According to him, plastic accessories worth about $1.5 billion are supplied to the garment sector alone, accounting for around 3.0 per cent of total accessories use.

"This statistical gap is not misinformation but disinformation," he claimed, adding that deemed exporters receive all types of government support, including cash incentives.

Shahedul Islam Helal, managing director of Bengal Pacific, said his factory supplies polybags, hangers and gum tape to the garment industry. Orders are growing, he noted, as global buyers prefer compliant factories.

"New factories are compliant ones, and buyers place orders accordingly," he added.

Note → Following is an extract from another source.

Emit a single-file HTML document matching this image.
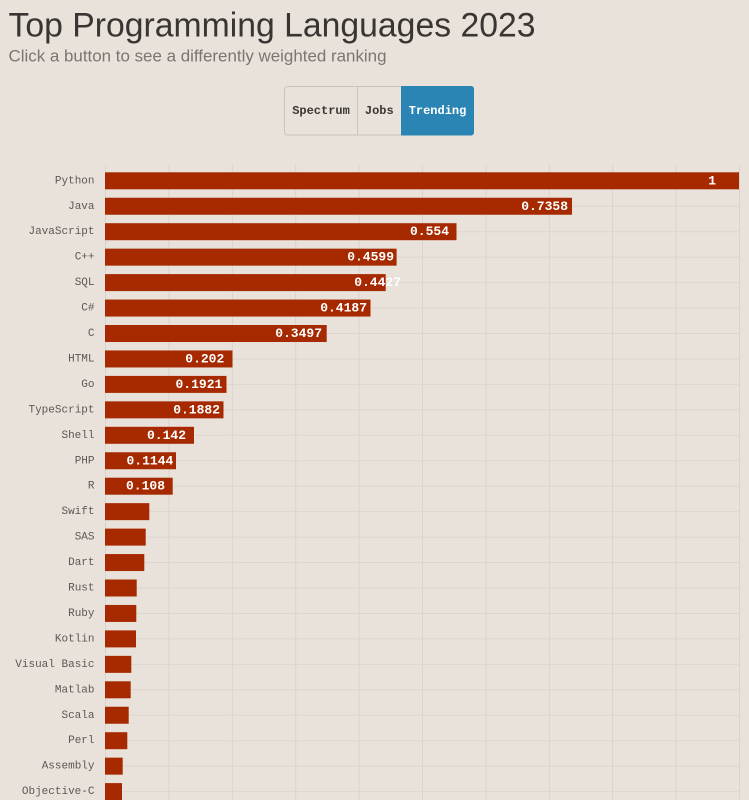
<!DOCTYPE html>
<html><head><meta charset="utf-8"><style>
html,body{margin:0;padding:0;background:#e9e2da;}
svg{display:block;}
</style></head><body>
<svg width="749" height="800" viewBox="0 0 749 800" xmlns="http://www.w3.org/2000/svg">
<rect width="749" height="800" fill="#e9e2da"/>
<text x="8.5" y="36.7" font-family="Liberation Sans, sans-serif" font-size="34.5" fill="#393533" textLength="527" lengthAdjust="spacingAndGlyphs">Top Programming Languages 2023</text>
<text x="8.5" y="61.7" font-family="Liberation Sans, sans-serif" font-size="17" fill="#7a7570" textLength="378" lengthAdjust="spacingAndGlyphs">Click a button to see a differently weighted ranking</text>
<rect x="284.5" y="86.5" width="189" height="48.5" rx="3" fill="#e9e2da" stroke="#cbc3ba"/>
<path d="M401 86 H471 A3 3 0 0 1 474 89 V132.5 A3 3 0 0 1 471 135.5 H401 Z" fill="#2b85b4"/>
<line x1="357.5" y1="86.5" x2="357.5" y2="135" stroke="#cbc3ba"/>
<g font-family="Liberation Mono, monospace" font-size="12" font-weight="bold" text-anchor="middle">
<text x="321" y="114" fill="#3a3633">Spectrum</text>
<text x="379.3" y="114" fill="#3a3633">Jobs</text>
<text x="437.5" y="114" fill="#ffffff">Trending</text>
</g>
<g stroke="#dcd4cc" stroke-width="1">
<line x1="105.5" y1="165" x2="105.5" y2="800"/>
<line x1="168.9" y1="165" x2="168.9" y2="800"/>
<line x1="232.3" y1="165" x2="232.3" y2="800"/>
<line x1="295.7" y1="165" x2="295.7" y2="800"/>
<line x1="359.1" y1="165" x2="359.1" y2="800"/>
<line x1="422.5" y1="165" x2="422.5" y2="800"/>
<line x1="485.9" y1="165" x2="485.9" y2="800"/>
<line x1="549.3" y1="165" x2="549.3" y2="800"/>
<line x1="612.7" y1="165" x2="612.7" y2="800"/>
<line x1="676.1" y1="165" x2="676.1" y2="800"/>
<line x1="739.5" y1="165" x2="739.5" y2="800"/>
</g>
<g stroke="#ddd6ce" stroke-width="1">
<line x1="105" x2="739" y1="180.8" y2="180.8"/>
<line x1="105" x2="739" y1="206.25" y2="206.25"/>
<line x1="105" x2="739" y1="231.7" y2="231.7"/>
<line x1="105" x2="739" y1="257.15" y2="257.15"/>
<line x1="105" x2="739" y1="282.6" y2="282.6"/>
<line x1="105" x2="739" y1="308.05" y2="308.05"/>
<line x1="105" x2="739" y1="333.5" y2="333.5"/>
<line x1="105" x2="739" y1="358.95" y2="358.95"/>
<line x1="105" x2="739" y1="384.4" y2="384.4"/>
<line x1="105" x2="739" y1="409.85" y2="409.85"/>
<line x1="105" x2="739" y1="435.3" y2="435.3"/>
<line x1="105" x2="739" y1="460.75" y2="460.75"/>
<line x1="105" x2="739" y1="486.2" y2="486.2"/>
<line x1="105" x2="739" y1="511.65" y2="511.65"/>
<line x1="105" x2="739" y1="537.1" y2="537.1"/>
<line x1="105" x2="739" y1="562.55" y2="562.55"/>
<line x1="105" x2="739" y1="588" y2="588"/>
<line x1="105" x2="739" y1="613.45" y2="613.45"/>
<line x1="105" x2="739" y1="638.9" y2="638.9"/>
<line x1="105" x2="739" y1="664.35" y2="664.35"/>
<line x1="105" x2="739" y1="689.8" y2="689.8"/>
<line x1="105" x2="739" y1="715.25" y2="715.25"/>
<line x1="105" x2="739" y1="740.7" y2="740.7"/>
<line x1="105" x2="739" y1="766.15" y2="766.15"/>
<line x1="105" x2="739" y1="791.6" y2="791.6"/>
</g>
<g fill="#a62900">
<rect x="105" y="172.3" width="634" height="17"/>
<rect x="105" y="197.75" width="467" height="17"/>
<rect x="105" y="223.2" width="351.5" height="17"/>
<rect x="105" y="248.65" width="291.6" height="17"/>
<rect x="105" y="274.1" width="280.7" height="17"/>
<rect x="105" y="299.55" width="265.5" height="17"/>
<rect x="105" y="325" width="221.7" height="17"/>
<rect x="105" y="350.45" width="127.5" height="17"/>
<rect x="105" y="375.9" width="121.5" height="17"/>
<rect x="105" y="401.35" width="118.5" height="17"/>
<rect x="105" y="426.8" width="89" height="17"/>
<rect x="105" y="452.25" width="71" height="17"/>
<rect x="105" y="477.7" width="67.7" height="17"/>
<rect x="105" y="503.15" width="44.3" height="17"/>
<rect x="105" y="528.6" width="40.7" height="17"/>
<rect x="105" y="554.05" width="39.3" height="17"/>
<rect x="105" y="579.5" width="31.7" height="17"/>
<rect x="105" y="604.95" width="31.3" height="17"/>
<rect x="105" y="630.4" width="31" height="17"/>
<rect x="105" y="655.85" width="26.3" height="17"/>
<rect x="105" y="681.3" width="25.7" height="17"/>
<rect x="105" y="706.75" width="23.7" height="17"/>
<rect x="105" y="732.2" width="22.3" height="17"/>
<rect x="105" y="757.65" width="17.7" height="17"/>
<rect x="105" y="783.1" width="17" height="17"/>
</g>
<g font-family="Liberation Mono, monospace" font-size="11" fill="#5d5855" text-anchor="end">
<text x="94.5" y="183.3">Python</text>
<text x="94.5" y="208.75">Java</text>
<text x="94.5" y="234.2">JavaScript</text>
<text x="94.5" y="259.65">C++</text>
<text x="94.5" y="285.1">SQL</text>
<text x="94.5" y="310.55">C#</text>
<text x="94.5" y="336">C</text>
<text x="94.5" y="361.45">HTML</text>
<text x="94.5" y="386.9">Go</text>
<text x="94.5" y="412.35">TypeScript</text>
<text x="94.5" y="437.8">Shell</text>
<text x="94.5" y="463.25">PHP</text>
<text x="94.5" y="488.7">R</text>
<text x="94.5" y="514.15">Swift</text>
<text x="94.5" y="539.6">SAS</text>
<text x="94.5" y="565.05">Dart</text>
<text x="94.5" y="590.5">Rust</text>
<text x="94.5" y="615.95">Ruby</text>
<text x="94.5" y="641.4">Kotlin</text>
<text x="94.5" y="666.85">Visual Basic</text>
<text x="94.5" y="692.3">Matlab</text>
<text x="94.5" y="717.75">Scala</text>
<text x="94.5" y="743.2">Perl</text>
<text x="94.5" y="768.65">Assembly</text>
<text x="94.5" y="794.1">Objective-C</text>
</g>
<g font-family="Liberation Mono, monospace" font-size="13" font-weight="bold" fill="#ffffff" text-anchor="end">
<text x="716" y="184.3">1</text>
<text x="568" y="209.75">0.7358</text>
<text x="449" y="235.2">0.554</text>
<text x="394" y="260.65">0.4599</text>
<text x="401" y="286.1">0.4427</text>
<text x="367" y="311.55">0.4187</text>
<text x="322" y="337">0.3497</text>
<text x="224.3" y="362.45">0.202</text>
<text x="222.3" y="387.9">0.1921</text>
<text x="220" y="413.35">0.1882</text>
<text x="186" y="438.8">0.142</text>
<text x="173.3" y="464.25">0.1144</text>
<text x="165" y="489.7">0.108</text>
</g>
</svg>
</body></html>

Echoing the BPGMEA president, he stressed that plastic accessories supplied to export industries must be included in EPB data to better capture the sector's performance and shape appropriate policies.

Industry insiders said Bangladesh has yet to capture a notable share of the global toy market, despite duty-free access, competitive prices and quality goods. They blamed the lack of policy support for this underperformance.

BPGMEA leaders pointed out that China, the world's dominant toy exporter, is shifting to high-tech industries due to rising labour costs, creating opportunities for Bangladesh to strengthen its foothold.

However, they cautioned that the local plastic industry remains heavily dependent on imported moulds, mainly from China, while certification costs in India and Singapore remain high.

Mr Ahmed urged the government to support local mould manufacturing and address financing bottlenecks to enable sustainable growth of the sector.